PCVC Ron Hogg
DRUG-RELATED deaths are at the highest level ever, and Durham’s Police, Crime and Victims’ Commissioner Ron Hogg is calling upon the Government to radically rethink its current approach to drug policy.
The Office of National Statistics has released the latest drug related deaths statistics for England and Wales. The highest mortality rate was seen in the North East, with 77.4 deaths per 1 million population, a 13% increase from 2015, compared to 42.9 deaths per million population in England.
Ron said: “I am deeply disappointed and saddened to see the results today.
“They are a true reflection of our failing drug policy. It does not reduce the harm caused by drugs and it does not save the lives of vulnerable people who use drugs. I have called on the Government to review the current UK drug policy, as it urgently needs to do more to save lives and reduce drug related-harm.”
Ron recently published the ‘Towards a Safer Drug Policy’ report, which sets out six policies aimed at reducing drug-related harm:
• Hold a fundamental review of UK Drugs Policy
• Ensure the approach is firmly based on evidence
• Support fully funded effective education and intervention
• Develop effective responses to reduce the harm
• Promote cost-effective specialist drug treatment and recovery as a proven way to reduce crime and make communities safer
• Protect the vulnerable by supporting alternatives to the criminalisation of people who use drugs and focus efforts on tackling the organised crime groups
“The only way to stop people dying from drugs” said Ron “is to reduce the harms that accompany drug use. Harms that at present, are greatly increased by the law as it stands.”
Ron believes that the Misuse of Drugs Act 1971, the main law regulating drug control in the UK, is out of date and in need of a fundamental review.
Ron commented: “To reduce harmful drug use, we need to solve the problems that lead people into problematic patterns of use with these drugs in the first place and look to unlock the complexity of substance misuse.
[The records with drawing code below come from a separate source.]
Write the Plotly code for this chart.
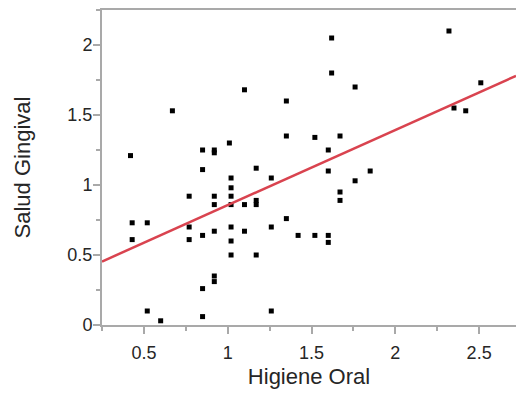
import plotly.graph_objects as go

# Data
higiene_oral = [0.42, 0.67, 0.85, 0.92, 0.92, 1.01, 0.85, 1.62, 1.62, 1.10,
                1.76, 1.35, 1.35, 1.52, 1.67, 1.60, 1.17, 1.60, 1.85, 2.32,
                2.51, 2.35, 2.42, 1.02, 1.02, 1.02, 1.02, 0.77, 0.92, 0.92,
                0.43, 0.52, 0.77, 0.43, 0.77, 0.85, 0.92, 1.02, 1.02, 1.02,
                0.92, 0.92, 0.85, 0.52, 0.60, 0.85, 1.10, 1.17, 1.17, 1.26,
                1.10, 1.26, 1.35, 1.42, 1.52, 1.60, 1.60, 1.17, 1.26, 1.67,
                1.67, 1.76]
salud_gingival = [1.21, 1.53, 1.25, 1.25, 1.23, 1.30, 1.11, 2.05, 1.80, 1.68,
                  1.70, 1.60, 1.35, 1.34, 1.35, 1.25, 1.12, 1.10, 1.10, 2.10,
                  1.73, 1.55, 1.53, 1.05, 0.98, 0.92, 0.86, 0.92, 0.92, 0.86,
                  0.73, 0.73, 0.70, 0.61, 0.61, 0.64, 0.67, 0.70, 0.60, 0.50,
                  0.35, 0.31, 0.26, 0.10, 0.03, 0.06, 0.86, 0.89, 0.86, 1.05,
                  0.67, 0.70, 0.76, 0.64, 0.64, 0.64, 0.59, 0.50, 0.10, 0.95,
                  0.89, 1.03]

# Fitted line
fit_intercept = 0.319
fit_slope = 0.537

x_range = [0.25, 2.72]
y_range = [0.0, 2.25]

fit_x = x_range
fit_y = [fit_intercept + fit_slope * v for v in fit_x]

FONT = "Liberation Sans, Arial, sans-serif"
AXIS_GRAY = "#a9a9a9"
TEXT = "#262626"

fig = go.Figure()
fig.add_trace(go.Scatter(
    x=higiene_oral, y=salud_gingival, mode="markers",
    marker=dict(symbol="square", size=5, color="black"),
    showlegend=False, hoverinfo="x+y",
))
fig.add_trace(go.Scatter(
    x=fit_x, y=fit_y, mode="lines",
    line=dict(color="#d9434f", width=2.5),
    showlegend=False, hoverinfo="skip",
))

axis_common = dict(
    automargin=True,
    showline=True, linecolor=AXIS_GRAY, linewidth=2,
    showgrid=False, zeroline=False,
    ticks="outside", ticklen=7, tickwidth=2, tickcolor=AXIS_GRAY,
    tickfont=dict(family=FONT, size=18, color=TEXT),
    tick0=0, dtick=0.5,
    minor=dict(ticks="outside", ticklen=4, tickwidth=2, tickcolor=AXIS_GRAY,
               dtick=0.25, tick0=0, showgrid=False),
)

fig.update_xaxes(
    range=x_range, mirror=True, ticklabelstandoff=3,
    title=dict(text="Higiene Oral", font=dict(family=FONT, size=22, color=TEXT), standoff=7),
    **axis_common,
)
fig.update_yaxes(
    range=y_range, ticklabelstandoff=-3,
    title=dict(text="Salud Gingival", font=dict(family=FONT, size=22, color=TEXT), standoff=31),
    **axis_common,
)

fig.update_layout(
    width=516, height=396,
    margin=dict(l=102, r=0, t=10, b=71),
    paper_bgcolor="white", plot_bgcolor="white",
    font=dict(family=FONT, color=TEXT),
)

fig.write_html(
    "out.html",
    config={"displayModeBar": False},
    post_script="document.body.style.margin='0';document.body.style.overflow='hidden';",
)
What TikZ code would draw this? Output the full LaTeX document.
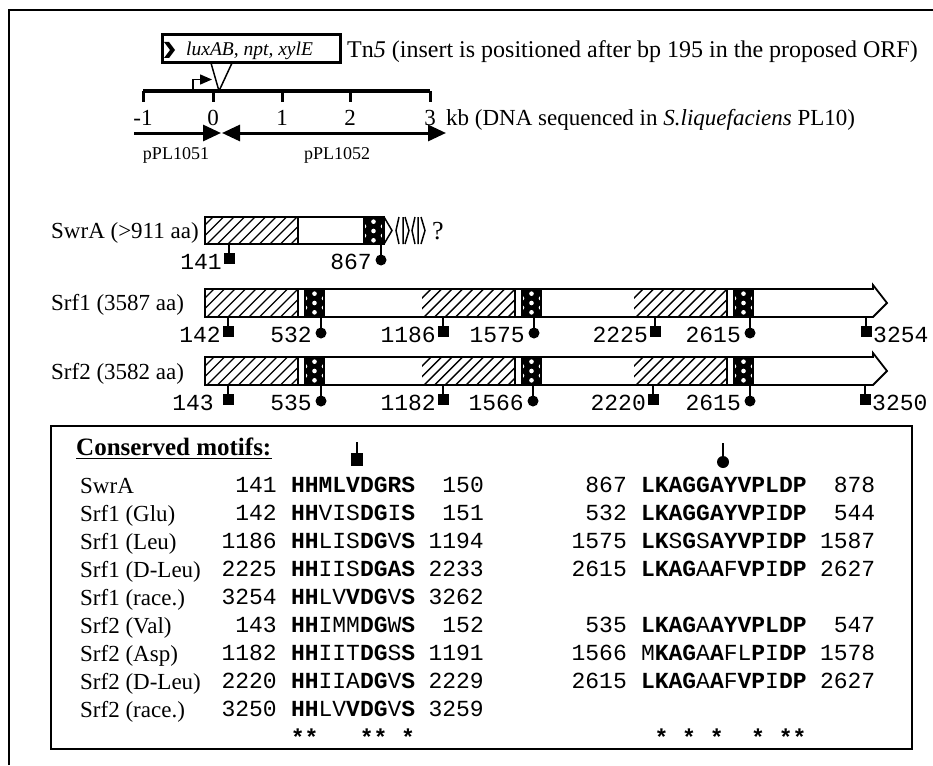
\documentclass[tikz,border=0pt]{standalone}
\usepackage{fontspec}
\setmainfont{Liberation Serif}
\setmonofont{Liberation Mono}
\usetikzlibrary{arrows.meta}
\newcommand\B[1]{{\bfseries #1}}
% hatched rectangle: x0, x1, ytop, ybot
\newcommand\hatchbox[4]{%
  \begin{scope}
    \clip (#1,#3) rectangle (#2,#4);
    \foreach \u in {-40,-29.5,...,110}{\draw[hline] (#1+\u,#4) -- (#1+\u+#4-#3,#3);}
  \end{scope}
}
\newcommand\chk[2]{%
  \fill[black] (#1,#2) rectangle (#1+19,#2+28);
  \begin{scope}
    \clip (#1,#2) rectangle (#1+19,#2+28);
    \foreach \k in {0,1,2}{\fill[white] (#1+9.5,#2+4.67+9.33*\k) circle (2.3pt);}
    \foreach \k in {1,2}{\fill[white] (#1,#2+9.33*\k) circle (2.3pt); \fill[white] (#1+19,#2+9.33*\k) circle (2.3pt);}
  \end{scope}
  \draw[outline] (#1,#2) -- (#1,#2+28) (#1+19,#2) -- (#1+19,#2+28);
}
\newcommand\srf[1]{%
  \foreach \s in {205,422,634}{
    \hatchbox{\s}{\s+93}{#1}{#1+28}
    \draw[outline] (\s+93,#1) -- (\s+93,#1+28);
    \chk{\s+100}{#1}
  }
  \draw[outline,line join=miter] (873,#1-4) -- (873,#1) -- (205,#1) -- (205,#1+28) -- (873,#1+28) -- (887,#1+14) -- cycle;
}
\newcommand\msq[2]{\draw[stem] (#1,#2) -- (#1,#2+10); \fill (#1-5.5,#2+9) rectangle (#1+5.5,#2+20);}
\newcommand\mci[2]{\draw[stem] (#1,#2) -- (#1,#2+12); \fill (#1,#2+16) circle (5.5pt);}
\newcommand\lsq[3]{\node[cr,anchor=base east] at (#1-7,#2+25) {#3};}
\newcommand\lci[3]{\node[cr,anchor=base east] at (#1-9,#2+25) {#3};}
\newcommand\row[8]{%
  \node[tm,anchor=base west] at (80,493+28.05*#1) {#2};
  \node[cr,anchor=base east] at (277,492.5+28.05*#1) {#3};
  \node[cr,anchor=base west] at (290.8,492.5+28.05*#1) {#4};
  \node[cr,anchor=base east] at (484,492.5+28.05*#1) {#5};
  \node[cr,anchor=base east] at (627,492.5+28.05*#1) {#6};
  \node[cr,anchor=base west] at (640.8,492.5+28.05*#1) {#7};
  \node[cr,anchor=base east] at (875.4,492.5+28.05*#1) {#8};
}
\begin{document}
\begin{tikzpicture}[x=1pt,y=-1pt,
  tm/.style={font=\fontsize{23}{27}\selectfont, inner sep=0pt},
  tmsmall/.style={font=\fontsize{18}{22}\selectfont, inner sep=0pt},
  cr/.style={font=\ttfamily\fontsize{23}{27}\selectfont, inner sep=0pt},
  hline/.style={line width=1.4pt},
  outline/.style={line width=1.8pt},
  stem/.style={line width=1.5pt},
]
\useasboundingbox (0,0) rectangle (933,765);
\fill[white] (0,0) rectangle (933,765);
% frame
\draw[line width=2.5pt] (9,765) -- (9,10) -- (933,10);

% Tn5 box
\node[draw, line width=3pt, minimum width=178pt, minimum height=28pt, inner sep=0pt] (tn) at (251,49) {};
\fill (164,42) -- (169,42) -- (175,50) -- (169,58) -- (164,58) -- (170,50) -- cycle;
\node[font=\itshape\fontsize{19.5}{22}\selectfont, anchor=base west, inner sep=0pt] (tnt) at (186,55.5) {luxAB, npt, xylE};
\node[font=\fontsize{24}{28}\selectfont, inner sep=0pt, anchor=base west] (tnl) at (347,57.5) {Tn\textit{5} (insert is positioned after bp 195 in the proposed ORF)};
\draw[line width=1.5pt] (211,63) -- (219,91) -- (232,63);
% promoter
\draw[line width=1.5pt, -{Triangle[length=12pt,width=10pt]}] (193,91) -- (193,79.5) -- (212,79.5);
% scale
\draw[line width=4pt] (143,91) -- (430,91);
\foreach \x/\t in {143/-1,213/0,282/1,350/2,430/3}{
  \draw[line width=3pt] (\x,91) -- (\x,102);
  \node[tm, anchor=base] at (\x,125) {\t};
}
\node[tm, anchor=base west] (kb) at (446,125) {kb (DNA sequenced in \textit{S.liquefaciens} PL10)};
% clones
\draw[line width=3pt, -{Triangle[length=18pt,width=16pt]}] (134,133) -- (221,133);
\draw[line width=3pt, {Triangle[length=18pt,width=16pt]}-{Triangle[length=18pt,width=16pt]}] (222,133) -- (446,133);
\node[tmsmall, anchor=base] (p1) at (176,159) {pPL1051};
\node[tmsmall, anchor=base] (p2) at (337,159) {pPL1052};

% SwrA
\node[tm, anchor=base west] (swra) at (51,238) {SwrA (>911 aa)};
\hatchbox{205}{298}{217}{244}
\draw[outline] (298,217) -- (298,244);
\chk{364}{217}
\draw[outline] (205,217) rectangle (384,244);
\draw[line width=1.5pt] (384,217) -- (392,230.5) -- (384,244);
\draw[line width=1.5pt] (399,217) -- (396,230.5) -- (399,244) (403,217) -- (403,244) (405,217) -- (409,230.5) -- (405,244);
\draw[line width=1.5pt] (415,217) -- (412,230.5) -- (415,244) (418,217) -- (418,244) (421,217) -- (425,230.5) -- (421,244);
\node[font=\fontsize{26}{30}\selectfont, inner sep=0pt, anchor=base] at (438,239) {?};
\msq{229}{244} \lsq{229}{244}{141}
\mci{381}{244} \lci{381}{244}{867}

% Srf1
\node[tm, anchor=base west] (srf1) at (51,310.5) {Srf1 (3587 aa)};
\srf{289}
\msq{228}{317} \lsq{228}{317}{142}
\mci{321}{317} \lci{321}{317}{532}
\msq{443}{317} \lsq{443}{317}{1186}
\mci{534}{317} \lci{534}{317}{1575}
\msq{655}{317} \lsq{655}{317}{2225}
\mci{750}{317} \lci{750}{317}{2615}
\msq{866}{317} \node[cr,anchor=base west] at (873,342) {3254};

% Srf2
\node[tm, anchor=base west] (srf2) at (51,379) {Srf2 (3582 aa)};
\srf{357}
\msq{228}{385} \lsq{221}{385}{143}
\mci{321}{385} \lci{321}{385}{535}
\msq{443}{385} \lsq{443}{385}{1182}
\mci{533}{385} \lci{533}{385}{1566}
\msq{653}{385} \lsq{653}{385}{2220}
\mci{750}{385} \lci{750}{385}{2615}
\msq{865}{385} \node[cr,anchor=base west] at (872,410) {3250};

% table
\draw[line width=2.5pt] (51,426) rectangle (912,749);
\node[font=\bfseries\fontsize{25}{29}\selectfont, anchor=base west, inner sep=0pt] (hdr) at (76,455) {Conserved motifs:};
\draw[line width=1.5pt] ([yshift=-3.5pt]hdr.base west) -- ([yshift=-3.5pt]hdr.base east);
\draw[stem] (357,442) -- (357,455); \fill (351,453) rectangle (363,466);
\draw[stem] (723,443) -- (723,456); \fill (723,462) circle (6pt);

\row{0}{SwrA}{141}{\B{HHMLVDGRS}}{150}{867}{\B{LKAGGAYVPLDP}}{878}
\row{1}{Srf1 (Glu)}{142}{\B{HH}VIS\B{DG}I\B{S}}{151}{532}{\B{LKAGGAYVP}I\B{DP}}{544}
\row{2}{Srf1 (Leu)}{1186}{\B{HH}LIS\B{DG}V\B{S}}{1194}{1575}{\B{LK}S\B{G}S\B{AYVP}I\B{DP}}{1587}
\row{3}{Srf1 (D-Leu)}{2225}{\B{HH}IIS\B{DGAS}}{2233}{2615}{\B{LKAG}A\B{A}F\B{VP}I\B{DP}}{2627}
\row{4}{Srf1 (race.)}{3254}{\B{HH}LV\B{VDG}V\B{S}}{3262}{}{}{}
\row{5}{Srf2 (Val)}{143}{\B{HH}IMM\B{DG}W\B{S}}{152}{535}{\B{LKAG}A\B{AYVPLDP}}{547}
\row{6}{Srf2 (Asp)}{1182}{\B{HH}IIT\B{DG}S\B{S}}{1191}{1566}{M\B{KAG}A\B{A}FL\B{P}I\B{DP}}{1578}
\row{7}{Srf2 (D-Leu)}{2220}{\B{HH}IIA\B{DG}V\B{S}}{2229}{2615}{\B{LKAG}A\B{A}F\B{VP}I\B{DP}}{2627}
\row{8}{Srf2 (race.)}{3250}{\B{HH}LV\B{VDG}V\B{S}}{3259}{}{}{}
\foreach \i in {0,1,5,6,8}{\node[cr, font=\ttfamily\bfseries\fontsize{23}{27}\selectfont, anchor=base] at (290.8+13.8*\i+6.9,745) {*};}
\foreach \i in {1,3,5,8,10,11}{\node[cr, font=\ttfamily\bfseries\fontsize{23}{27}\selectfont, anchor=base] at (640.8+13.8*\i+6.9,745) {*};}
\end{tikzpicture}
\end{document}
This requires a cultural shift in order to raise awareness about the devastating impact that drugs and alcohol can have on individuals, families and communities.
“If the Government is truly committed to evidence-based policy, it must look at the evidence and listen to its own expert body, the Advisory Council on Drug Misuse, which has already advised the Government on how to prevent drug-related deaths, in a report it released in December 2016.”